Berthold Fernow, New York in the Revolution, vol. 1 (New Orleans: Polyanthos, 1972; Baltimore: Clearfield Co., Inc., 2000), was originally volume 15 of Documents Relative to the Colonial History of the State of New York (Albany: Weed, Parsons and Co., 1887). Additional names are in New York in the Revolution as Colony and State, 2 vols., and Supplement (Albany, N.Y.: J. B. Lyon, 1901, 1904; reprint Baltimore: Genealogical Publishing Co. Inc., 1996), and in Calendar of Historical Manuscripts Relating to the War of the Revolution, 2 vols. (Albany, N.Y.: Weed, Parsons and Co., 1868). To find other documents in the state library and state archives, consult Stefan Bielinski, ed., A Guide to the Revolutionary War Manuscripts in the New York State Library (Albany, N.Y.: New York State American Bicentennial Commission, 1976). See also Milton M. Klein, comp., New York in the American Revolution: A Bibliography (Albany, N.Y.: New York State American Revolution Bicentennial Commission, 1974). A lot of Revolutionary War material burned in the 1911 state library fire, but the remaining charred fragments are at last being microfilmed and made available for research.
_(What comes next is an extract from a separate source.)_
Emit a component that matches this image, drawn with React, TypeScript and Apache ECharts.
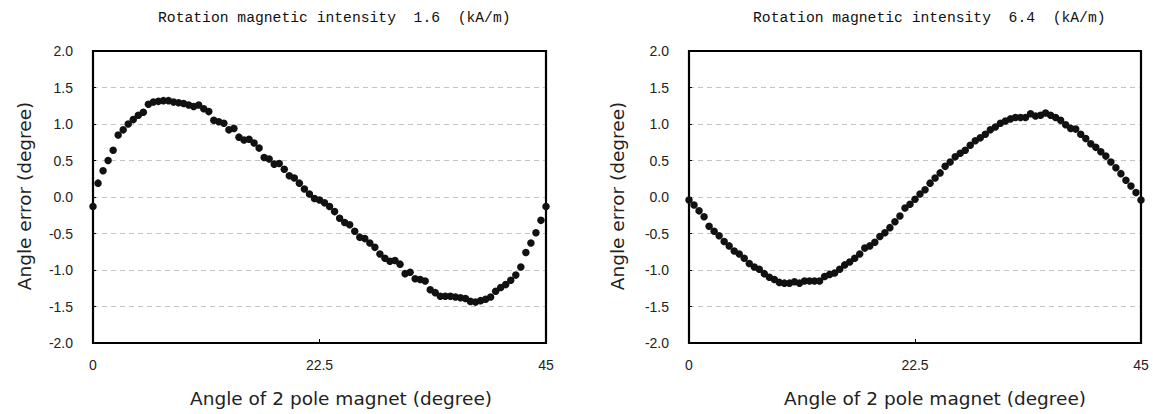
import React, { useEffect, useRef } from "react";
import * as echarts from "echarts";

const STEP = 0.5;
const TITLES = [
  "Rotation magnetic intensity  1.6  (kA/m)",
  "Rotation magnetic intensity  6.4  (kA/m)",
];
const X_NAME = "Angle of 2 pole magnet (degree)";
const Y_NAME = "Angle error (degree)";

const LEFT_VALUES = [
  -0.13, 0.19, 0.36, 0.5, 0.64, 0.85, 0.92, 1.0, 1.06, 1.12, 1.16, 1.27, 1.3, 1.31, 1.32, 1.32,
  1.3, 1.29, 1.28, 1.26, 1.24, 1.26, 1.21, 1.17, 1.05, 1.03, 1.01, 0.92, 0.94, 0.82, 0.78, 0.79,
  0.74, 0.67, 0.54, 0.52, 0.45, 0.46, 0.38, 0.29, 0.26, 0.19, 0.11, 0.04, -0.02, -0.04, -0.08,
  -0.13, -0.2, -0.29, -0.35, -0.38, -0.47, -0.55, -0.57, -0.63, -0.69, -0.78, -0.84, -0.88, -0.87,
  -0.92, -1.05, -1.03, -1.12, -1.13, -1.15, -1.27, -1.31, -1.36, -1.36, -1.36, -1.37, -1.38, -1.39,
  -1.43, -1.44, -1.42, -1.4, -1.37, -1.29, -1.24, -1.2, -1.14, -1.07, -0.96, -0.76, -0.63, -0.49,
  -0.32, -0.13,
];

const RIGHT_VALUES = [
  -0.04, -0.11, -0.19, -0.27, -0.4, -0.47, -0.53, -0.61, -0.67, -0.74, -0.78, -0.84, -0.91, -0.96,
  -0.99, -1.05, -1.1, -1.13, -1.17, -1.18, -1.18, -1.16, -1.18, -1.15, -1.15, -1.15, -1.15, -1.09,
  -1.06, -1.04, -0.99, -0.93, -0.89, -0.84, -0.78, -0.7, -0.67, -0.62, -0.54, -0.49, -0.42, -0.34,
  -0.26, -0.15, -0.1, -0.03, 0.04, 0.1, 0.19, 0.26, 0.33, 0.42, 0.48, 0.55, 0.6, 0.64, 0.71, 0.77,
  0.81, 0.86, 0.92, 0.96, 1.01, 1.04, 1.07, 1.09, 1.09, 1.09, 1.14, 1.11, 1.12, 1.15, 1.12, 1.09,
  1.05, 0.99, 0.94, 0.93, 0.86, 0.8, 0.73, 0.68, 0.62, 0.56, 0.48, 0.4, 0.32, 0.23, 0.15, 0.06,
  -0.04,
];

const X_TICKS = [0, 22.5, 45];
const Y_MIN = -2;
const Y_MAX = 2;
const Y_STEP = 0.5;

const toPairs = (vals: number[]) => vals.map((v, i) => [i * STEP, v]);

export default function App() {
  const ref = useRef<HTMLDivElement>(null);
  useEffect(() => {
    if (!ref.current) return;
    const chart = echarts.init(ref.current, null, { renderer: "svg" });
    const grids = [
      { left: 93, top: 51, width: 453, height: 292 },
      { left: 689, top: 51, width: 452, height: 292 },
    ];
    const tickFont = "'Liberation Sans', Arial, sans-serif";
    const xAxes: any[] = [];
    const yAxes: any[] = [];
    grids.forEach((_, i) => {
      xAxes.push({
        gridIndex: i,
        type: "value",
        position: "bottom",
        min: X_TICKS[0],
        max: X_TICKS[X_TICKS.length - 1],
        interval: X_TICKS[1] - X_TICKS[0],
        axisLine: { show: true, onZero: false, lineStyle: { color: "#000", width: 2 } },
        axisTick: { show: true, inside: true, length: 4, lineStyle: { color: "#000", width: 1 } },
        axisLabel: { margin: 15, color: "#222", fontSize: 14, fontFamily: tickFont },
        splitLine: { show: false },
      });
      yAxes.push({
        gridIndex: i,
        type: "value",
        position: "left",
        min: Y_MIN,
        max: Y_MAX,
        interval: Y_STEP,
        axisLine: { show: true, onZero: false, lineStyle: { color: "#000", width: 2 } },
        axisTick: { show: true, inside: true, length: 3, lineStyle: { color: "#000", width: 1 } },
        axisLabel: {
          margin: 20,
          color: "#222",
          fontSize: 14,
          fontFamily: tickFont,
          formatter: (v: number) => v.toFixed(1),
        },
        splitLine: {
          show: true,
          showMinLine: false,
          showMaxLine: false,
          lineStyle: { color: "#c4c4c4", type: [5, 4], width: 1 },
        },
      });
    });
    const nameFont = "'DejaVu Sans', sans-serif";
    const xNameCenters = [341, 935];
    const yNameCenters = [24, 617];
    const titleLefts = [158, 753];
    const graphics: any[] = [];
    grids.forEach((g) => {
      graphics.push({
        type: "rect",
        z: 4,
        shape: { x: g.left, y: g.top, width: g.width, height: g.height },
        style: { fill: "none", stroke: "#000", lineWidth: 2.2 },
        silent: true,
      });
    });
    for (let i = 0; i < 2; i++) {
      graphics.push({
        type: "text",
        x: titleLefts[i],
        y: 18,
        style: {
          text: TITLES[i],
          font: "14.7px 'Liberation Mono', 'DejaVu Sans Mono', monospace",
          fill: "#111",
          textAlign: "left",
          textVerticalAlign: "middle",
        },
      });
      graphics.push({
        type: "text",
        x: xNameCenters[i],
        y: 398,
        style: {
          text: X_NAME,
          font: `18.5px ${nameFont}`,
          fill: "#222",
          textAlign: "center",
          textVerticalAlign: "middle",
        },
      });
      graphics.push({
        type: "text",
        x: yNameCenters[i],
        y: 196,
        rotation: Math.PI / 2,
        style: {
          text: Y_NAME,
          font: `18.5px ${nameFont}`,
          fill: "#222",
          textAlign: "center",
          textVerticalAlign: "middle",
        },
      });
    }
    chart.setOption({
      animation: false,
      backgroundColor: "#fff",
      grid: grids.map((g) => ({ ...g, show: false })),
      xAxis: xAxes,
      yAxis: yAxes,
      graphic: graphics,
      series: [LEFT_VALUES, RIGHT_VALUES].map((vals, i) => ({
        type: "scatter",
        xAxisIndex: i,
        yAxisIndex: i,
        data: toPairs(vals),
        symbol: "circle",
        symbolSize: 7.5,
        itemStyle: { color: "#111", opacity: 1 },
        z: 5,
      })),
    });
    return () => chart.dispose();
  }, []);
  return (
    <div
      ref={ref}
      style={{ position: "absolute", left: 0, top: 0, width: 1153, height: 414 }}
    />
  );
}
The state archives is preparing a computerized name index to New York soldiers and other individuals mentioned in the surviving Revolutionary War manuscripts. Other Revolutionary War material sent to Washington before the 1911 fire should be sought in the National Archives (see The New York Genealogical and Biographical Record, 120 : 66).
There is much published and manuscript material on New York Loyalists. One of the best works is Harry B. Yoshpe, Disposition of Loyalist Estates in the Southern District of the State of New York (New York: Columbia University Press, 1939). Alexander C. Flick’s Loyalism in New York During the American Revolution (New York: Columbia University Press, 1901) includes summary lists of Loyalist lands sold by the Commissioners of Forfeitures. Some Loyalist material is at the New York Public Library and the state archives.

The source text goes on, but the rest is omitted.